Tusk apeluje do Berlina o większe zaangażowanie. Mówi o niemieckim przywództwie w Europie

Dodano:   /  Zmieniono: 
Donald Tusk (fot. European Council President/Flickr)
Przewodniczący Rady Europejskiej Donald Tusk w rozmowie z niemieckim dziennikiem "Die Welt" zaapelował do władz w Berlinie o przyjęcie na siebie większej odpowiedzialności lidera w sprawie kryzysu migracyjnego.
Tusk wskazał, że aktualne niemiecki przywództwo Niemiec w Europie jest "najbardziej liberalne i tolerancyjne w całej europejskiej historii". - Odpowiedzialne przywództwo oznacza także "razem z innymi państwami" - podkreślił Tusk. Szef Rady Europejskiej po raz kolejny apelował o wzmocnienie ochrony zewnętrznych granic Unii Europejskiej.

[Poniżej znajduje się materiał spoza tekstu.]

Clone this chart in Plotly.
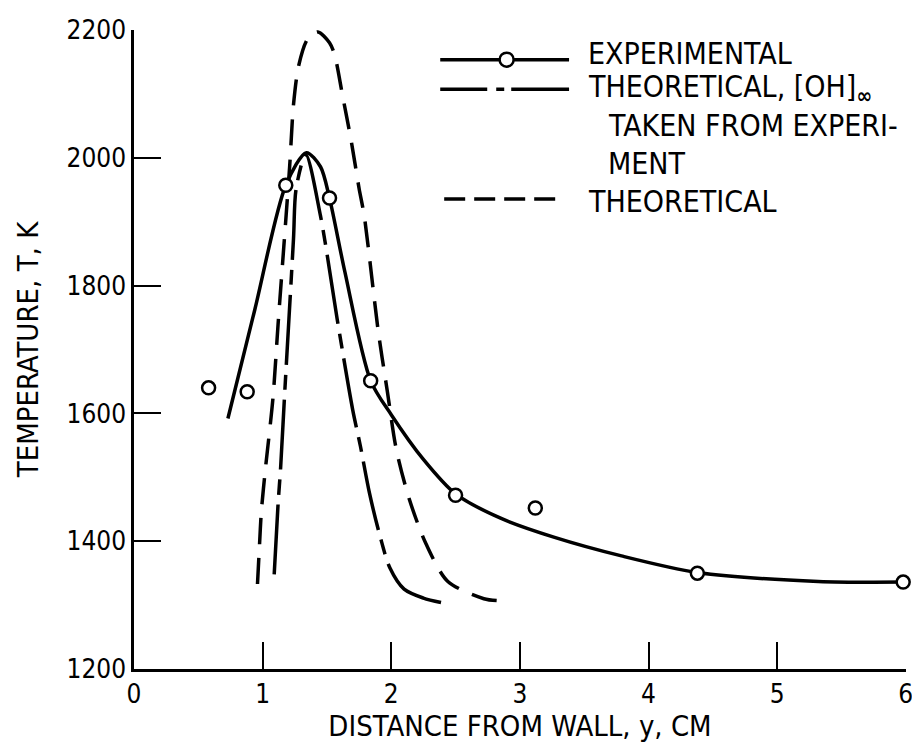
import plotly.graph_objects as go

# ---------------- data ----------------
exp_x = [0.58, 0.88, 1.18, 1.52, 1.84, 2.50, 3.12, 4.38, 5.98]
exp_T = [1640, 1634, 1957, 1937, 1651, 1472, 1452, 1350, 1336]

fit_x = [0.73, 0.94, 1.18, 1.34, 1.45, 1.52, 1.64, 1.84, 2.00, 2.25,
         2.50, 2.85, 3.27, 3.79, 4.38, 5.32, 5.98]
fit_T = [1592, 1763, 1957, 2008, 1986, 1937, 1821, 1651, 1598, 1528,
         1474, 1436, 1406, 1377, 1351, 1337, 1336]

dd_x = [1.09, 1.12, 1.14, 1.17, 1.24, 1.26, 1.335, 1.45, 1.58, 1.70, 1.76, 1.83,
        1.91, 1.99, 2.10, 2.25, 2.41]
dd_T = [1348, 1458, 1515, 1626, 1873, 1951, 2005, 1909, 1747, 1606, 1549, 1476,
        1410, 1358, 1325, 1311, 1303]

ds_x = [0.96, 0.975, 0.99, 1.02, 1.08, 1.12, 1.21, 1.24, 1.28, 1.35, 1.43, 1.52,
        1.56, 1.62, 1.69, 1.75, 1.79, 1.90, 1.97, 2.04, 2.14, 2.27, 2.44, 2.72, 2.83]
ds_T = [1333, 1391, 1446, 1510, 1623, 1739, 1986, 2083, 2144, 2186, 2197, 2180,
        2161, 2099, 2025, 1952, 1909, 1727, 1634, 1543, 1466, 1396, 1337, 1310, 1307]

x_ticks = [0, 1, 2, 3, 4, 5, 6]
y_ticks = [1200, 1400, 1600, 1800, 2000, 2200]

legend_rows = ["EXPERIMENTAL", "THEORETICAL, [OH]<sub><b>∞</b></sub>",
               "TAKEN FROM EXPERI-", "MENT", "THEORETICAL"]

# ---------------- layout constants ----------------
# the page body has an 8px default margin, so the figure is drawn 8px smaller
BODY = 8
W, H = 920 - BODY, 749 - BODY
ML, MR, MT, MB = 134 - BODY, 7, 22 - BODY, 80
PW, PH = W - ML - MR, H - MT - MB
FONT = "DejaVu Sans Condensed, Liberation Sans Narrow, Arial Narrow, sans-serif"
LW = 3.5
TXT = 30


def px(x):
    """page pixel x -> paper coordinate"""
    return (x - BODY - ML) / PW


def py(y):
    """page pixel y -> paper coordinate"""
    return (H - MB - (y - BODY)) / PH


fig = go.Figure()

fig.add_trace(go.Scatter(x=fit_x, y=fit_T, mode="lines",
                         line=dict(color="black", width=LW, shape="spline", smoothing=0.8),
                         showlegend=False))
fig.add_trace(go.Scatter(x=dd_x, y=dd_T, mode="lines",
                         line=dict(color="black", width=LW, shape="spline", smoothing=0.8,
                                   dash="70px,10px,15px,10px"),
                         showlegend=False))
fig.add_trace(go.Scatter(x=ds_x, y=ds_T, mode="lines",
                         line=dict(color="black", width=LW, shape="spline", smoothing=0.8,
                                   dash="26px,14px"),
                         showlegend=False))
fig.add_trace(go.Scatter(x=exp_x, y=exp_T, mode="markers",
                         marker=dict(symbol="circle", size=13, color="white",
                                     line=dict(color="black", width=2.5)),
                         showlegend=False, cliponaxis=False))

# ---------------- hand-drawn style legend ----------------
shapes = []
shapes.append(dict(type="line", xref="paper", yref="paper", x0=px(443), x1=px(573),
                   y0=py(52), y1=py(52), line=dict(color="black", width=LW)))
shapes.append(dict(type="circle", xref="paper", yref="paper",
                   xsizemode="pixel", ysizemode="pixel",
                   xanchor=px(510), yanchor=py(52), x0=-7, x1=7, y0=-7, y1=7,
                   fillcolor="white", line=dict(color="black", width=2.5)))
shapes.append(dict(type="line", xref="paper", yref="paper", x0=px(443), x1=px(573),
                   y0=py(82), y1=py(82),
                   line=dict(color="black", width=LW, dash="47px,9px,8px,7px,70px")))
shapes.append(dict(type="line", xref="paper", yref="paper", x0=px(447), x1=px(567),
                   y0=py(193), y1=py(193),
                   line=dict(color="black", width=LW, dash="21px,9px")))

annotations = []
row_pos = [(590, 46), (590, 81), (610, 119), (610, 157), (590, 196)]
for txt, (ax, ay) in zip(legend_rows, row_pos):
    annotations.append(dict(text=txt, xref="paper", yref="paper", x=px(ax), y=py(ay),
                            xanchor="left", yanchor="middle", showarrow=False,
                            font=dict(family=FONT, size=TXT, color="black")))

axis_common = dict(showline=True, linecolor="black", linewidth=2.5, mirror=False,
                   ticks="inside", ticklen=27, tickwidth=2, tickcolor="black",
                   showgrid=False, zeroline=False, ticklabeloverflow="allow",
                   tickfont=dict(family=FONT, size=26, color="black"))

fig.update_layout(
    width=W, height=H,
    margin=dict(l=ML, r=MR, t=MT, b=MB, pad=0),
    paper_bgcolor="white", plot_bgcolor="white",
    font=dict(family=FONT, size=TXT, color="black"),
    xaxis=dict(range=[0, 6.002], tickvals=x_ticks, ticktext=[str(v) for v in x_ticks],
               title=dict(text="DISTANCE FROM WALL, y, CM", standoff=0,
                          font=dict(family=FONT, size=TXT - 1, color="black")),
               **axis_common),
    yaxis=dict(range=[1200, 2200], tickvals=y_ticks, ticktext=[str(v) for v in y_ticks],
               title=dict(text="TEMPERATURE, T, K", standoff=20,
                          font=dict(family=FONT, size=TXT - 1, color="black")),
               **axis_common),
    shapes=shapes,
    annotations=annotations,
    showlegend=False,
)

fig.write_html("out.html")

- Rozumiem, że Niemcy z powodów historycznych mają trudności ze stworzeniem sztywnych reguł na własnych granic, ale odpowiedzialność za europejskie przywództwo oznacza także konieczność aktywnego i energicznego kontrolowania zewnętrznych granic Europy - przekonywał.

Dane dot. uchodźców

Dziennik "Welt" opublikował także ciekawe dane dotyczące ilości złożonych aplikacji o przyznanie statusu uchodźcy. Spośród kilkuset tysięcy osób jakie dotarły do Austrii, dokumenty złożyło 56 360. Niespełna 30 proc. aplikujących to obywatele Syrii, gdzie toczy się wojna domowa.

Kryzys imigracyjny

W pierwszej połowie tego roku na terenie Unii Europejskiej oraz m.in. Szwajcarii i Norwegii 434 tys. osób złożyło wnioski o nadanie statusu uchodźcy. Najwięcej wniosków, bo prawie 172 tys. złożono w Niemczech, a w dalszej kolejności m.in. na Węgrzech i we Francji.Z danych UNHCR wynika, że na koniec 2014 r. na całym świecie było 59,5 mln osób przymusowo przesiedlonych, natomiast do końca 2015 roku swoje domy opuści nawet 90 mln osób.